--- EXERCISE AIM ---
Restate the data word for word and leave the images out.

─── STORED DATA

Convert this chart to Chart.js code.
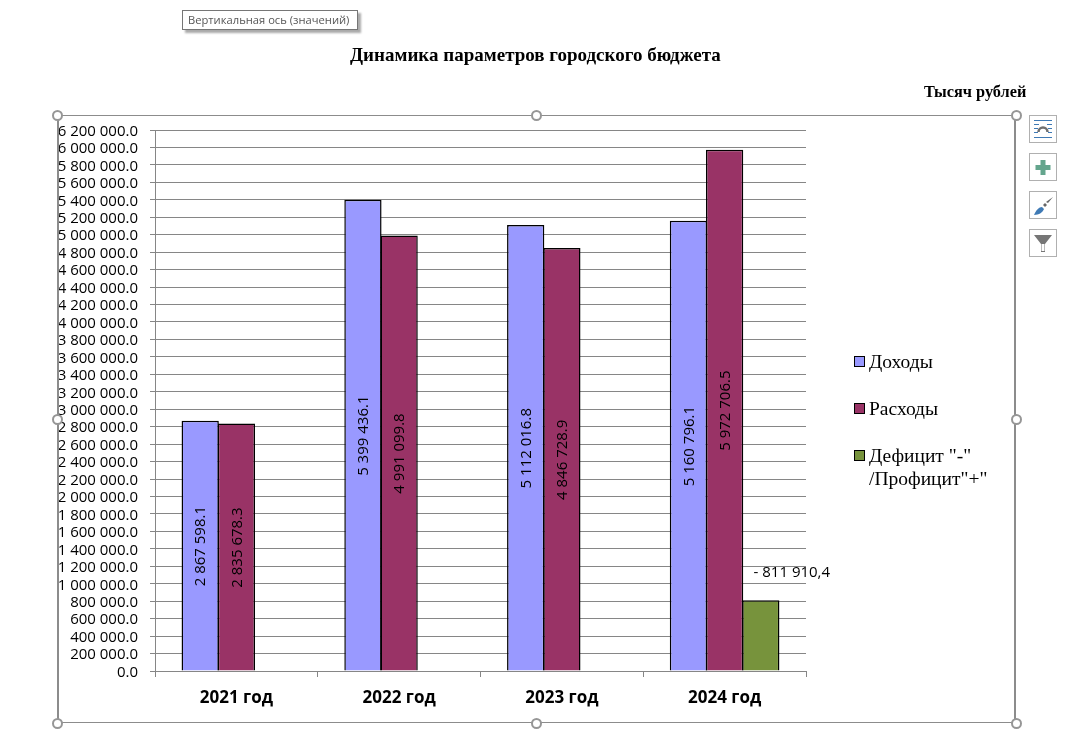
<!DOCTYPE html>
<html>
<head>
<meta charset="utf-8">
<script src="https://cdn.jsdelivr.net/npm/chart.js@4/dist/chart.umd.min.js"></script>
<style>
  html, body { margin: 0; padding: 0; background: #fff; }
  #page { position: relative; width: 1089px; height: 750px; overflow: hidden; }
  #page canvas { position: absolute; left: 0; top: 0; }
  .hint { position: absolute; left: 182px; top: 10px; width: 176px; height: 20px; box-sizing: border-box;
    border: 1px solid #767676; background: #fff; box-shadow: 3px 3px 2px #aaa;
    font: 11.2px "Open Sans", sans-serif; color: #575757; line-height: 18px; padding-left: 5px; white-space: nowrap; }
  .title { position: absolute; left: 350px; top: 44px; font: bold 19px "Liberation Serif", serif; color: #000; white-space: nowrap; }
  .unit { position: absolute; left: 924px; top: 82px; font: bold 16.3px "Liberation Serif", serif; color: #000; white-space: nowrap; }
  .frame { position: absolute; left: 57px; top: 115px; width: 959px; height: 608px; box-sizing: border-box; pointer-events: none;
    border-top: 1px solid #8c8c8c; border-bottom: 1px solid #8c8c8c; border-left: 2px solid #8c8c8c; border-right: 2px solid #8c8c8c; }
  .handle { position: absolute; width: 11px; height: 11px; box-sizing: border-box; border-radius: 50%; background: #fff; border: 2px solid #969696; }
  .btn { position: absolute; left: 1029px; width: 28px; height: 28px; box-sizing: border-box; border: 1px solid #b0b0b0; background: #fff; }
  .legend { position: absolute; left: 854px; top: 0; font: 19.5px "Liberation Serif", serif; color: #000; }
  .legend div { position: absolute; white-space: nowrap; line-height: 23px; left: 15px; }
  .legend i { position: absolute; left: 0; width: 9px; height: 9px; border: 1px solid #000; }
</style>
</head>
<body>
<div id="page">
  <canvas id="budgetPlot" width="1089" height="750"></canvas>
  <div class="frame"></div>
  <div class="hint">Вертикальная ось (значений)</div>
  <div class="title">Динамика параметров городского бюджета</div>
  <div class="unit">Тысяч рублей</div>
  <div class="legend" id="legend"></div>
  <div id="handles"></div>
  <div class="btn" style="top:115px"><svg width="26" height="26"><g stroke="#3f7ab5" stroke-width="1"><path d="M4 4.5h18M4 21.5h18M4 8.5h5M17 8.5h5M4 12.5h4M18 12.5h4M4 16.5h4M18 16.5h4"/></g><path d="M8.5 16 a4.5 4.5 0 0 1 9 0" fill="none" stroke="#6f6f6f" stroke-width="2.5"/></svg></div>
  <div class="btn" style="top:153px"><svg width="26" height="26"><path d="M10.5 6h5v5h5v5h-5v5h-5v-5h-5v-5h5z" fill="#64a58d"/></svg></div>
  <div class="btn" style="top:191px"><svg width="26" height="26"><path d="M23 5l-5 6-2-1z" fill="#666"/><path d="M15 11l2 2-2 2-2-2z" fill="#666"/><path d="M4 23c2-5 5-8 8-8l2 2c-1 3-5 6-10 6z" fill="#3f7ab5"/></svg></div>
  <div class="btn" style="top:229px"><svg width="26" height="26"><path d="M4 5h18l-7 9v8h-4v-8z" fill="#767676"/><path d="M11.5 14v7h3v-7" fill="#fff"/></svg></div>
</div>
<script>
const categories = ['2021 год', '2022 год', '2023 год', '2024 год']
const income = [2867598.1, 5399436.1, 5112016.8, 5160796.1]
const expense = [2835678.3, 4991099.8, 4846728.9, 5972706.5]
const deficit = [null, null, null, 811910.4]

const incomeLabels = ['2 867 598.1', '5 399 436.1', '5 112 016.8', '5 160 796.1']
const expenseLabels = ['2 835 678.3', '4 991 099.8', '4 846 728.9', '5 972 706.5']
const deficitLabels = [null, null, null, '- 811 910,4']

const legendItems = [
    { text: ['Доходы'], color: '#9999ff', top: 350 },
    { text: ['Расходы'], color: '#993366', top: 397 },
    { text: ['Дефицит "-"', '/Профицит"+"'], color: '#77933c', top: 444 }
]

const legendEl = document.getElementById('legend')
legendItems.forEach(item => {
    legendEl.innerHTML += `<i style="top:${item.top + 6}px;background:${item.color}"></i><div style="top:${item.top}px">${item.text.join('<br>')}</div>`
})

// selection handles around the chart frame
const handlesEl = document.getElementById('handles')
;[[57, 115], [536, 115], [1016, 115], [57, 419], [1016, 419], [57, 723], [536, 723], [1016, 723]].forEach(p => {
    handlesEl.innerHTML += `<div class="handle" style="left:${p[0] - 5}px;top:${p[1] - 5}px"></div>`
})

const barLabels = {
    id: 'barLabels',
    afterDatasetsDraw(chart) {
        const ctx = chart.ctx
        const sets = [incomeLabels, expenseLabels]
        ctx.save()
        ctx.fillStyle = '#000'
        ctx.font = '15px "Open Sans"'
        ctx.textAlign = 'center'
        ctx.textBaseline = 'middle'
        sets.forEach((labels, i) => {
            chart.getDatasetMeta(i).data.forEach((bar, j) => {
                ctx.save()
                ctx.translate(bar.x + 1, (bar.y + bar.base) / 2 + 0.5)
                ctx.rotate(-Math.PI / 2)
                ctx.fillText(labels[j], 0, 0)
                ctx.restore()
            })
        })
        // deficit label sits horizontally above its bar
        const green = chart.getDatasetMeta(2).data[3]
        ctx.fillText(deficitLabels[3], green.x + 31, green.y - 27)
        ctx.restore()
    }
}

new Chart(document.getElementById('budgetPlot'), {
    type: 'bar',
    data: {
        labels: categories,
        datasets: [
            { label: 'Доходы', data: income, backgroundColor: '#9999ff' },
            { label: 'Расходы', data: expense, backgroundColor: '#993366' },
            { label: 'Дефицит "-" /Профицит"+"', data: deficit, backgroundColor: '#77933c' }
        ].map(ds => ({ ...ds, borderColor: '#000', borderWidth: 1.5, barPercentage: 1.03, categoryPercentage: 0.667 }))
    },
    options: {
        responsive: false,
        animation: false,
        layout: { padding: { top: 130, right: 283, bottom: 0, left: 0 } },
        plugins: { legend: { display: false }, title: { display: false }, tooltip: { enabled: false } },
        scales: {
            x: {
                afterFit: scale => { scale.height = 79 },
                grid: { drawOnChartArea: false, color: '#868686', tickLength: 6 },
                border: { color: '#868686' },
                ticks: { color: '#000', font: { family: 'Open Sans', size: 17, weight: 'bold' }, padding: 11, maxRotation: 0 }
            },
            y: {
                min: 0,
                max: 6200000,
                afterFit: scale => { scale.width = 155 },
                grid: { color: '#868686', tickLength: 5 },
                border: { color: '#868686' },
                ticks: {
                    stepSize: 200000,
                    autoSkip: false,
                    color: '#000',
                    padding: 12,
                    // the blank first line nudges the label down a little, matching the reference
                    font: { family: 'Open Sans', size: 15, lineHeight: '3px' },
                    callback: v => ['', v.toFixed(1).replace(/\B(?=(\d{3})+(?!\d))/g, ' ')]
                }
            }
        }
    },
    plugins: [barLabels]
})
</script>
</body>
</html>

──────

--- OUTPUT OF THE TASK ---
Convert this chart to Chart.js code.
<!DOCTYPE html>
<html>
<head>
<meta charset="utf-8">
<script src="https://cdn.jsdelivr.net/npm/chart.js@4/dist/chart.umd.min.js"></script>
<style>
  html, body { margin: 0; padding: 0; background: #fff; }
  #page { position: relative; width: 1089px; height: 750px; overflow: hidden; }
  #page canvas { position: absolute; left: 0; top: 0; }
  .hint { position: absolute; left: 182px; top: 10px; width: 176px; height: 20px; box-sizing: border-box;
    border: 1px solid #767676; background: #fff; box-shadow: 3px 3px 2px #aaa;
    font: 11.2px "Open Sans", sans-serif; color: #575757; line-height: 18px; padding-left: 5px; white-space: nowrap; }
  .title { position: absolute; left: 350px; top: 44px; font: bold 19px "Liberation Serif", serif; color: #000; white-space: nowrap; }
  .unit { position: absolute; left: 924px; top: 82px; font: bold 16.3px "Liberation Serif", serif; color: #000; white-space: nowrap; }
  .frame { position: absolute; left: 57px; top: 115px; width: 959px; height: 608px; box-sizing: border-box; pointer-events: none;
    border-top: 1px solid #8c8c8c; border-bottom: 1px solid #8c8c8c; border-left: 2px solid #8c8c8c; border-right: 2px solid #8c8c8c; }
  .handle { position: absolute; width: 11px; height: 11px; box-sizing: border-box; border-radius: 50%; background: #fff; border: 2px solid #969696; }
  .btn { position: absolute; left: 1029px; width: 28px; height: 28px; box-sizing: border-box; border: 1px solid #b0b0b0; background: #fff; }
  .legend { position: absolute; left: 854px; top: 0; font: 19.5px "Liberation Serif", serif; color: #000; }
  .legend div { position: absolute; white-space: nowrap; line-height: 23px; left: 15px; }
  .legend i { position: absolute; left: 0; width: 9px; height: 9px; border: 1px solid #000; }
</style>
</head>
<body>
<div id="page">
  <canvas id="budgetPlot" width="1089" height="750"></canvas>
  <div class="frame"></div>
  <div class="hint">Вертикальная ось (значений)</div>
  <div class="title">Динамика параметров городского бюджета</div>
  <div class="unit">Тысяч рублей</div>
  <div class="legend" id="legend"></div>
  <div id="handles"></div>
  <div class="btn" style="top:115px"><svg width="26" height="26"><g stroke="#3f7ab5" stroke-width="1"><path d="M4 4.5h18M4 21.5h18M4 8.5h5M17 8.5h5M4 12.5h4M18 12.5h4M4 16.5h4M18 16.5h4"/></g><path d="M8.5 16 a4.5 4.5 0 0 1 9 0" fill="none" stroke="#6f6f6f" stroke-width="2.5"/></svg></div>
  <div class="btn" style="top:153px"><svg width="26" height="26"><path d="M10.5 6h5v5h5v5h-5v5h-5v-5h-5v-5h5z" fill="#64a58d"/></svg></div>
  <div class="btn" style="top:191px"><svg width="26" height="26"><path d="M23 5l-5 6-2-1z" fill="#666"/><path d="M15 11l2 2-2 2-2-2z" fill="#666"/><path d="M4 23c2-5 5-8 8-8l2 2c-1 3-5 6-10 6z" fill="#3f7ab5"/></svg></div>
  <div class="btn" style="top:229px"><svg width="26" height="26"><path d="M4 5h18l-7 9v8h-4v-8z" fill="#767676"/><path d="M11.5 14v7h3v-7" fill="#fff"/></svg></div>
</div>
<script>
const categories = ['2021 год', '2022 год', '2023 год', '2024 год']
const income = [2867598.1, 5399436.1, 5112016.8, 5160796.1]
const expense = [2835678.3, 4991099.8, 4846728.9, 5972706.5]
const deficit = [null, null, null, 811910.4]

const incomeLabels = ['2 867 598.1', '5 399 436.1', '5 112 016.8', '5 160 796.1']
const expenseLabels = ['2 835 678.3', '4 991 099.8', '4 846 728.9', '5 972 706.5']
const deficitLabels = [null, null, null, '- 811 910,4']

const legendItems = [
    { text: ['Доходы'], color: '#9999ff', top: 350 },
    { text: ['Расходы'], color: '#993366', top: 397 },
    { text: ['Дефицит "-"', '/Профицит"+"'], color: '#77933c', top: 444 }
]

const legendEl = document.getElementById('legend')
legendItems.forEach(item => {
    legendEl.innerHTML += `<i style="top:${item.top + 6}px;background:${item.color}"></i><div style="top:${item.top}px">${item.text.join('<br>')}</div>`
})

// selection handles around the chart frame
const handlesEl = document.getElementById('handles')
;[[57, 115], [536, 115], [1016, 115], [57, 419], [1016, 419], [57, 723], [536, 723], [1016, 723]].forEach(p => {
    handlesEl.innerHTML += `<div class="handle" style="left:${p[0] - 5}px;top:${p[1] - 5}px"></div>`
})

const barLabels = {
    id: 'barLabels',
    afterDatasetsDraw(chart) {
        const ctx = chart.ctx
        const sets = [incomeLabels, expenseLabels]
        ctx.save()
        ctx.fillStyle = '#000'
        ctx.font = '15px "Open Sans"'
        ctx.textAlign = 'center'
        ctx.textBaseline = 'middle'
        sets.forEach((labels, i) => {
            chart.getDatasetMeta(i).data.forEach((bar, j) => {
                ctx.save()
                ctx.translate(bar.x + 1, (bar.y + bar.base) / 2 + 0.5)
                ctx.rotate(-Math.PI / 2)
                ctx.fillText(labels[j], 0, 0)
                ctx.restore()
            })
        })
        // deficit label sits horizontally above its bar
        const green = chart.getDatasetMeta(2).data[3]
        ctx.fillText(deficitLabels[3], green.x + 31, green.y - 27)
        ctx.restore()
    }
}

new Chart(document.getElementById('budgetPlot'), {
    type: 'bar',
    data: {
        labels: categories,
        datasets: [
            { label: 'Доходы', data: income, backgroundColor: '#9999ff' },
            { label: 'Расходы', data: expense, backgroundColor: '#993366' },
            { label: 'Дефицит "-" /Профицит"+"', data: deficit, backgroundColor: '#77933c' }
        ].map(ds => ({ ...ds, borderColor: '#000', borderWidth: 1.5, barPercentage: 1.03, categoryPercentage: 0.667 }))
    },
    options: {
        responsive: false,
        animation: false,
        layout: { padding: { top: 130, right: 283, bottom: 0, left: 0 } },
        plugins: { legend: { display: false }, title: { display: false }, tooltip: { enabled: false } },
        scales: {
            x: {
                afterFit: scale => { scale.height = 79 },
                grid: { drawOnChartArea: false, color: '#868686', tickLength: 6 },
                border: { color: '#868686' },
                ticks: { color: '#000', font: { family: 'Open Sans', size: 17, weight: 'bold' }, padding: 11, maxRotation: 0 }
            },
            y: {
                min: 0,
                max: 6200000,
                afterFit: scale => { scale.width = 155 },
                grid: { color: '#868686', tickLength: 5 },
                border: { color: '#868686' },
                ticks: {
                    stepSize: 200000,
                    autoSkip: false,
                    color: '#000',
                    padding: 12,
                    // the blank first line nudges the label down a little, matching the reference
                    font: { family: 'Open Sans', size: 15, lineHeight: '3px' },
                    callback: v => ['', v.toFixed(1).replace(/\B(?=(\d{3})+(?!\d))/g, ' ')]
                }
            }
        }
    },
    plugins: [barLabels]
})
</script>
</body>
</html>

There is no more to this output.